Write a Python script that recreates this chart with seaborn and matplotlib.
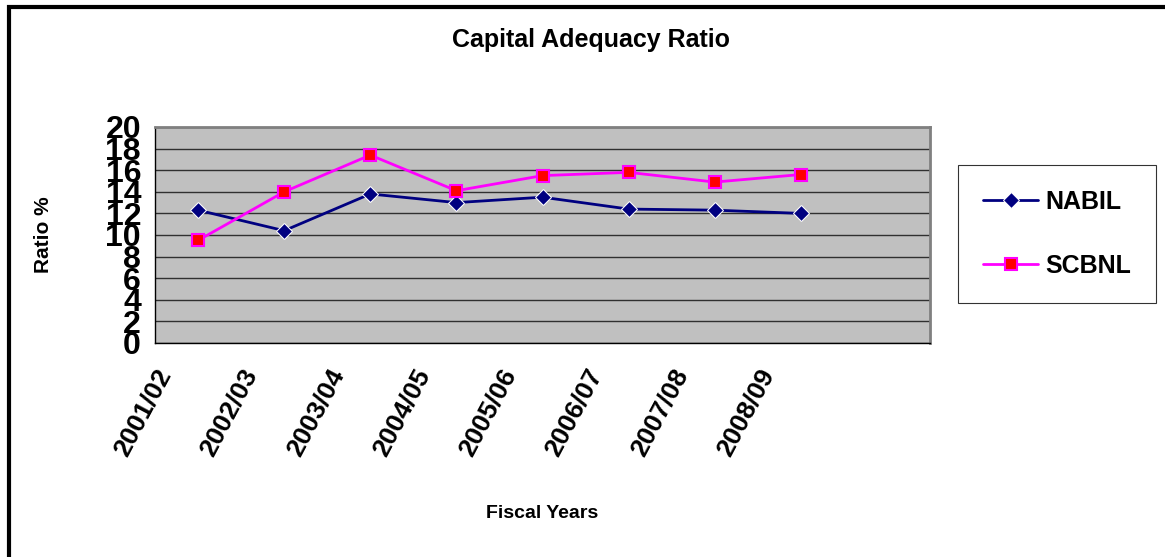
import pandas as pd
import numpy as np
import matplotlib
matplotlib.use("Agg")
import matplotlib.pyplot as plt
from matplotlib.patches import Rectangle
from matplotlib.ticker import FixedLocator
import seaborn as sns

# values
years = ['2001/02', '2002/03', '2003/04', '2004/05', '2005/06', '2006/07', '2007/08', '2008/09']
nabil = [12.3, 10.4, 13.8, 13.0, 13.5, 12.4, 12.3, 12.0]
scbnl = [9.5, 14.0, 17.4, 14.1, 15.5, 15.8, 14.9, 15.6]
banks = ['NABIL', 'SCBNL']

df = pd.DataFrame({'year': years * 2,
                   'ratio': nabil + scbnl,
                   'bank': [banks[0]] * len(years) + [banks[1]] * len(years)})

sns.set_style('white')
plt.rcParams['font.family'] = ['Liberation Sans', 'DejaVu Sans']
plt.rcParams['font.weight'] = 'bold'
for key in ['text.color', 'axes.labelcolor', 'xtick.color', 'ytick.color']:
    plt.rcParams[key] = 'black'

fig = plt.figure(figsize=(11.65, 5.57), dpi=100)
ax = fig.add_axes([155 / 1165, 1 - 343 / 557, 775 / 1165, 216 / 557])
ax.set_facecolor('#C0C0C0')

sns.lineplot(data=df, x='year', y='ratio', hue='bank', style='bank',
             palette={'NABIL': '#000080', 'SCBNL': '#FF00FF'},
             markers={'NABIL': 'D', 'SCBNL': 's'}, dashes=False,
             markersize=8, linewidth=2, ax=ax, sort=False)

# red square faces for SCBNL
for line in ax.lines:
    if line.get_marker() == 's':
        line.set_markerfacecolor('#FF0000')
        line.set_markeredgecolor('#FF00FF')
        line.set_markeredgewidth(1.5)

ax.set_xlim(-0.5, len(years) + 0.5)
ax.set_ylim(0, 20)
ax.set_yticks(np.arange(0, 21, 2))
ax.yaxis.grid(True, color='#303030', linewidth=1)
ax.set_axisbelow(True)

# labels sit a little left of the category centres, ticks at category boundaries
ax.set_xticks(np.arange(len(years)) - 0.5)
ax.set_xticklabels(years, rotation=62, ha='right', va='top', rotation_mode='anchor',
                   fontsize=19, fontweight='bold')
ax.xaxis.set_minor_locator(FixedLocator(np.arange(-0.5, len(years) + 1, 1)))
ax.tick_params(axis='x', which='major', length=0, pad=16)
ax.tick_params(axis='x', which='minor', length=7, width=1, color='black', direction='out')
ax.tick_params(axis='y', length=7, width=1, color='black', direction='out', labelsize=23, pad=3)
for lab in ax.get_yticklabels():
    lab.set_fontweight('bold')

for side in ['left', 'bottom']:
    ax.spines[side].set_color('black')
    ax.spines[side].set_linewidth(1)
for side in ['top', 'right']:
    ax.spines[side].set_color('#808080')
    ax.spines[side].set_linewidth(2)

ax.set_xlabel('Fiscal Years', fontsize=14, fontweight='bold')
ax.xaxis.set_label_coords(0.5, -0.75)
ax.set_ylabel('Ratio %', fontsize=15, fontweight='bold')
ax.yaxis.set_label_coords(-0.132, 0.5)

fig.suptitle('Capital Adequacy Ratio', x=0.507, y=1 - 40 / 557, va='center',
             fontsize=18, fontweight='bold')

handles, labels = ax.get_legend_handles_labels()
ax.get_legend().remove()
leg = fig.legend(handles, labels, loc='upper left',
                 bbox_to_anchor=(958 / 1165, 1 - 165 / 557),
                 frameon=True, fancybox=False, edgecolor='black',
                 prop={'size': 18, 'weight': 'bold'},
                 handlelength=2.2, labelspacing=1.6, borderpad=1.0,
                 handletextpad=0.3, borderaxespad=0)
leg.get_frame().set_linewidth(0.8)

# outer chart border
fig.patches.append(Rectangle((9 / 1165, -0.02), 1.1, 1.02 - 7 / 557,
                             transform=fig.transFigure, fill=False,
                             edgecolor='black', linewidth=3))

fig.savefig('out.png', dpi=100)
┄┄┄┄┄┄┄┄┄┄
Work to do
Skip the pictures, please, and transcribe only the lines from the beginning of the material through the one that contains "plt.rcParams[key] = 'black'".

Finished exercise
Write a Python script that recreates this chart with seaborn and matplotlib.
import pandas as pd
import numpy as np
import matplotlib
matplotlib.use("Agg")
import matplotlib.pyplot as plt
from matplotlib.patches import Rectangle
from matplotlib.ticker import FixedLocator
import seaborn as sns

# values
years = ['2001/02', '2002/03', '2003/04', '2004/05', '2005/06', '2006/07', '2007/08', '2008/09']
nabil = [12.3, 10.4, 13.8, 13.0, 13.5, 12.4, 12.3, 12.0]
scbnl = [9.5, 14.0, 17.4, 14.1, 15.5, 15.8, 14.9, 15.6]
banks = ['NABIL', 'SCBNL']

df = pd.DataFrame({'year': years * 2,
                   'ratio': nabil + scbnl,
                   'bank': [banks[0]] * len(years) + [banks[1]] * len(years)})

sns.set_style('white')
plt.rcParams['font.family'] = ['Liberation Sans', 'DejaVu Sans']
plt.rcParams['font.weight'] = 'bold'
for key in ['text.color', 'axes.labelcolor', 'xtick.color', 'ytick.color']:
    plt.rcParams[key] = 'black'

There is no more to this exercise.